● **SOURCE EXCERPT**
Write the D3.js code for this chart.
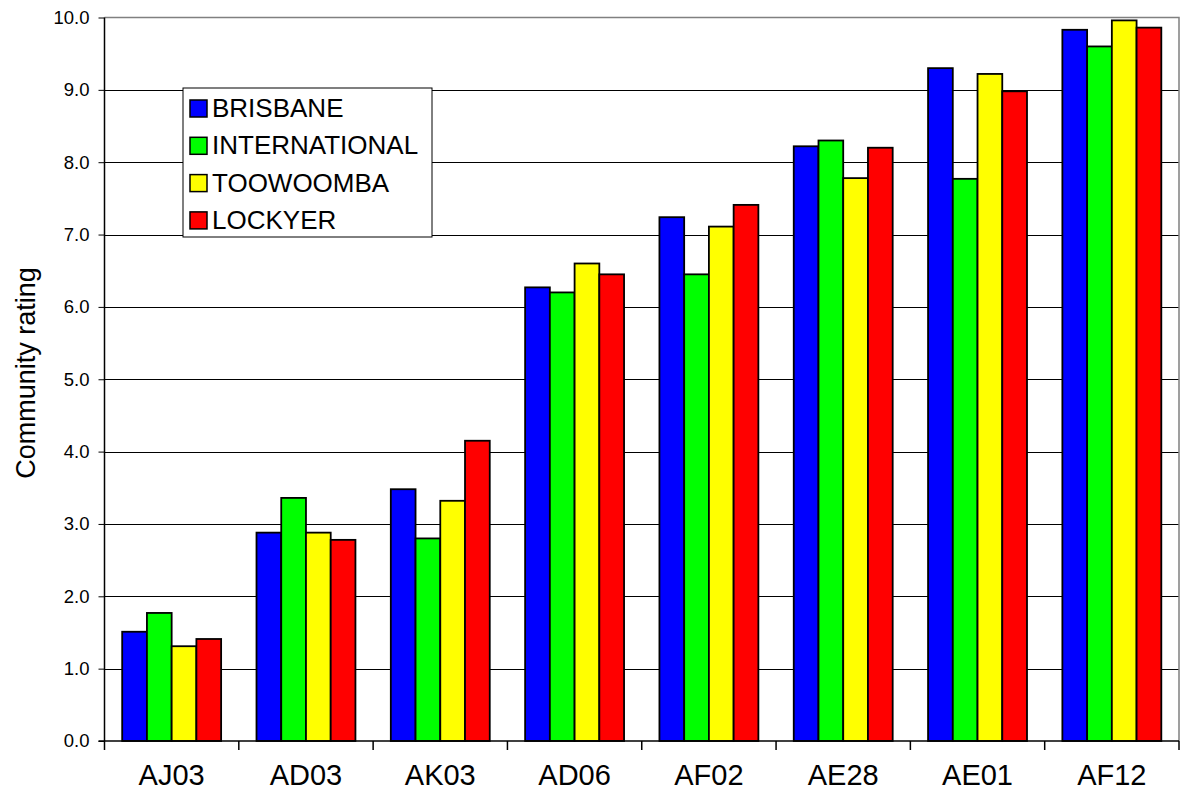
<!DOCTYPE html>
<html>
<head>
<meta charset="utf-8">
<script src="https://cdn.jsdelivr.net/npm/d3@7"></script>
<style>
  body { margin: 0; background: #fff; }
  text { font-family: "Liberation Sans", Arial, sans-serif; fill: #000; }
</style>
</head>
<body>
<div id="chart"></div>
<script>
var sites = ["AJ03", "AD03", "AK03", "AD06", "AF02", "AE28", "AE01", "AF12"];
var seriesNames = ["BRISBANE", "INTERNATIONAL", "TOOWOOMBA", "LOCKYER"];
var seriesColors = ["#0000ff", "#00ff00", "#ffff00", "#ff0000"];

var brisbane = [1.51, 2.88, 3.48, 6.27, 7.24, 8.22, 9.30, 9.83];
var international = [1.77, 3.36, 2.80, 6.20, 6.45, 8.30, 7.77, 9.60];
var toowoomba = [1.31, 2.88, 3.32, 6.60, 7.11, 7.78, 9.22, 9.96];
var lockyer = [1.41, 2.78, 4.15, 6.45, 7.41, 8.20, 8.98, 9.86];

var yTicks = [0, 1, 2, 3, 4, 5, 6, 7, 8, 9, 10];

var allSeries = [brisbane, international, toowoomba, lockyer];

var width = 1183, height = 800;
var plotLeft = 104.5, plotRight = 1179, plotTop = 17.5, plotBottom = 741;

var svg = d3.select("#chart").append("svg")
    .attr("width", width)
    .attr("height", height);

var x = d3.scaleBand().domain(sites).range([plotLeft, plotRight]).paddingInner(0).paddingOuter(0);
var yScale = d3.scaleLinear().domain([0, 10]).range([plotBottom, plotTop]);

// inner band for the 4 bars, excel style gap
var x1 = d3.scaleBand().domain(d3.range(seriesNames.length))
    .range([0, x.bandwidth()])
    .paddingInner(0)
    .paddingOuter(0.715);

// gridlines
svg.append("g")
    .selectAll("line")
    .data(yTicks.filter(function(d) { return d > 0 && d < 10; }))
    .enter()
    .append("line")
    .attr("x1", plotLeft)
    .attr("x2", plotRight)
    .attr("y1", function(d) { return Math.round(yScale(d)) + 0.5; })
    .attr("y2", function(d) { return Math.round(yScale(d)) + 0.5; })
    .attr("stroke", "#000")
    .attr("stroke-width", 1);

// plot border (grey top/right)
svg.append("path")
    .attr("d", "M" + plotLeft + "," + plotTop + "H" + plotRight + "V" + plotBottom)
    .attr("fill", "none")
    .attr("stroke", "#808080")
    .attr("stroke-width", 1.5);

// bars
var groups = svg.append("g")
    .selectAll("g")
    .data(sites)
    .enter()
    .append("g")
    .attr("transform", function(d) { return "translate(" + x(d) + ",0)"; });

groups.selectAll("rect")
    .data(function(d, i) {
        return allSeries.map(function(s, j) { return { s: j, v: s[i] }; });
    })
    .enter()
    .append("rect")
    .attr("x", function(d) { return x1(d.s); })
    .attr("width", x1.bandwidth())
    .attr("y", function(d) { return yScale(d.v); })
    .attr("height", function(d) { return plotBottom - yScale(d.v); })
    .attr("fill", function(d) { return seriesColors[d.s]; })
    .attr("stroke", "#000")
    .attr("stroke-width", 1.8);

// y axis
var yAxis = d3.axisLeft(yScale)
    .tickValues(yTicks)
    .tickSize(6)
    .tickFormat(d3.format(".1f"));

var gy = svg.append("g")
    .attr("transform", "translate(" + plotLeft + ",0)")
    .call(yAxis);
gy.select(".domain").attr("stroke", "#000").attr("stroke-width", 1.5)
    .attr("d", "M0," + plotTop + "V" + plotBottom);
gy.selectAll(".tick line").attr("stroke", "#000");
gy.selectAll(".tick text")
    .attr("x", -15)
    .style("font-size", "18.5px")
    .style("font-family", "Liberation Sans, Arial, sans-serif");

// x axis
var gx = svg.append("g")
    .attr("transform", "translate(0," + plotBottom + ")");
gx.append("line")
    .attr("x1", plotLeft - 6).attr("x2", plotRight)
    .attr("y1", 0).attr("y2", 0)
    .attr("stroke", "#000").attr("stroke-width", 1.5);
gx.selectAll(".sep")
    .data(sites.concat(["end"]))
    .enter()
    .append("line")
    .attr("class", "sep")
    .attr("x1", function(d, i) { return plotLeft + i * x.bandwidth(); })
    .attr("x2", function(d, i) { return plotLeft + i * x.bandwidth(); })
    .attr("y1", 0).attr("y2", 9)
    .attr("stroke", "#000").attr("stroke-width", 1.5);
gx.selectAll(".lab")
    .data(sites)
    .enter()
    .append("text")
    .attr("class", "lab")
    .attr("x", function(d) { return x(d) + x.bandwidth() / 2; })
    .attr("y", 44)
    .attr("text-anchor", "middle")
    .style("font-size", "29px")
    .text(function(d) { return d; });

// y title
svg.append("text")
    .attr("transform", "translate(35,373) rotate(-90)")
    .attr("text-anchor", "middle")
    .style("font-size", "27px")
    .text("Community rating");

// legend
var legend = svg.append("g").attr("transform", "translate(183,88)");
legend.append("rect")
    .attr("width", 249)
    .attr("height", 149)
    .attr("fill", "#fff")
    .attr("stroke", "#000")
    .attr("stroke-width", 1);

var items = legend.selectAll(".item")
    .data(seriesNames)
    .enter()
    .append("g")
    .attr("class", "item")
    .attr("transform", function(d, i) { return "translate(7," + (29 + i * 37.3) + ")"; });

items.append("rect")
    .attr("x", 0).attr("y", -17)
    .attr("width", 17).attr("height", 17)
    .attr("fill", function(d, i) { return seriesColors[i]; })
    .attr("stroke", "#000")
    .attr("stroke-width", 1.5);

items.append("text")
    .attr("x", 22)
    .attr("y", 0)
    .style("font-size", "26px")
    .text(function(d) { return d; });
</script>
</body>
</html>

● **WHAT IS ASKED**
Make an exact copy of the whole listing, but don't bring over any pictures.

● **ANSWER FOR THIS EXERCISE**
Write the D3.js code for this chart.
<!DOCTYPE html>
<html>
<head>
<meta charset="utf-8">
<script src="https://cdn.jsdelivr.net/npm/d3@7"></script>
<style>
  body { margin: 0; background: #fff; }
  text { font-family: "Liberation Sans", Arial, sans-serif; fill: #000; }
</style>
</head>
<body>
<div id="chart"></div>
<script>
var sites = ["AJ03", "AD03", "AK03", "AD06", "AF02", "AE28", "AE01", "AF12"];
var seriesNames = ["BRISBANE", "INTERNATIONAL", "TOOWOOMBA", "LOCKYER"];
var seriesColors = ["#0000ff", "#00ff00", "#ffff00", "#ff0000"];

var brisbane = [1.51, 2.88, 3.48, 6.27, 7.24, 8.22, 9.30, 9.83];
var international = [1.77, 3.36, 2.80, 6.20, 6.45, 8.30, 7.77, 9.60];
var toowoomba = [1.31, 2.88, 3.32, 6.60, 7.11, 7.78, 9.22, 9.96];
var lockyer = [1.41, 2.78, 4.15, 6.45, 7.41, 8.20, 8.98, 9.86];

var yTicks = [0, 1, 2, 3, 4, 5, 6, 7, 8, 9, 10];

var allSeries = [brisbane, international, toowoomba, lockyer];

var width = 1183, height = 800;
var plotLeft = 104.5, plotRight = 1179, plotTop = 17.5, plotBottom = 741;

var svg = d3.select("#chart").append("svg")
    .attr("width", width)
    .attr("height", height);

var x = d3.scaleBand().domain(sites).range([plotLeft, plotRight]).paddingInner(0).paddingOuter(0);
var yScale = d3.scaleLinear().domain([0, 10]).range([plotBottom, plotTop]);

// inner band for the 4 bars, excel style gap
var x1 = d3.scaleBand().domain(d3.range(seriesNames.length))
    .range([0, x.bandwidth()])
    .paddingInner(0)
    .paddingOuter(0.715);

// gridlines
svg.append("g")
    .selectAll("line")
    .data(yTicks.filter(function(d) { return d > 0 && d < 10; }))
    .enter()
    .append("line")
    .attr("x1", plotLeft)
    .attr("x2", plotRight)
    .attr("y1", function(d) { return Math.round(yScale(d)) + 0.5; })
    .attr("y2", function(d) { return Math.round(yScale(d)) + 0.5; })
    .attr("stroke", "#000")
    .attr("stroke-width", 1);

// plot border (grey top/right)
svg.append("path")
    .attr("d", "M" + plotLeft + "," + plotTop + "H" + plotRight + "V" + plotBottom)
    .attr("fill", "none")
    .attr("stroke", "#808080")
    .attr("stroke-width", 1.5);

// bars
var groups = svg.append("g")
    .selectAll("g")
    .data(sites)
    .enter()
    .append("g")
    .attr("transform", function(d) { return "translate(" + x(d) + ",0)"; });

groups.selectAll("rect")
    .data(function(d, i) {
        return allSeries.map(function(s, j) { return { s: j, v: s[i] }; });
    })
    .enter()
    .append("rect")
    .attr("x", function(d) { return x1(d.s); })
    .attr("width", x1.bandwidth())
    .attr("y", function(d) { return yScale(d.v); })
    .attr("height", function(d) { return plotBottom - yScale(d.v); })
    .attr("fill", function(d) { return seriesColors[d.s]; })
    .attr("stroke", "#000")
    .attr("stroke-width", 1.8);

// y axis
var yAxis = d3.axisLeft(yScale)
    .tickValues(yTicks)
    .tickSize(6)
    .tickFormat(d3.format(".1f"));

var gy = svg.append("g")
    .attr("transform", "translate(" + plotLeft + ",0)")
    .call(yAxis);
gy.select(".domain").attr("stroke", "#000").attr("stroke-width", 1.5)
    .attr("d", "M0," + plotTop + "V" + plotBottom);
gy.selectAll(".tick line").attr("stroke", "#000");
gy.selectAll(".tick text")
    .attr("x", -15)
    .style("font-size", "18.5px")
    .style("font-family", "Liberation Sans, Arial, sans-serif");

// x axis
var gx = svg.append("g")
    .attr("transform", "translate(0," + plotBottom + ")");
gx.append("line")
    .attr("x1", plotLeft - 6).attr("x2", plotRight)
    .attr("y1", 0).attr("y2", 0)
    .attr("stroke", "#000").attr("stroke-width", 1.5);
gx.selectAll(".sep")
    .data(sites.concat(["end"]))
    .enter()
    .append("line")
    .attr("class", "sep")
    .attr("x1", function(d, i) { return plotLeft + i * x.bandwidth(); })
    .attr("x2", function(d, i) { return plotLeft + i * x.bandwidth(); })
    .attr("y1", 0).attr("y2", 9)
    .attr("stroke", "#000").attr("stroke-width", 1.5);
gx.selectAll(".lab")
    .data(sites)
    .enter()
    .append("text")
    .attr("class", "lab")
    .attr("x", function(d) { return x(d) + x.bandwidth() / 2; })
    .attr("y", 44)
    .attr("text-anchor", "middle")
    .style("font-size", "29px")
    .text(function(d) { return d; });

// y title
svg.append("text")
    .attr("transform", "translate(35,373) rotate(-90)")
    .attr("text-anchor", "middle")
    .style("font-size", "27px")
    .text("Community rating");

// legend
var legend = svg.append("g").attr("transform", "translate(183,88)");
legend.append("rect")
    .attr("width", 249)
    .attr("height", 149)
    .attr("fill", "#fff")
    .attr("stroke", "#000")
    .attr("stroke-width", 1);

var items = legend.selectAll(".item")
    .data(seriesNames)
    .enter()
    .append("g")
    .attr("class", "item")
    .attr("transform", function(d, i) { return "translate(7," + (29 + i * 37.3) + ")"; });

items.append("rect")
    .attr("x", 0).attr("y", -17)
    .attr("width", 17).attr("height", 17)
    .attr("fill", function(d, i) { return seriesColors[i]; })
    .attr("stroke", "#000")
    .attr("stroke-width", 1.5);

items.append("text")
    .attr("x", 22)
    .attr("y", 0)
    .style("font-size", "26px")
    .text(function(d) { return d; });
</script>
</body>
</html>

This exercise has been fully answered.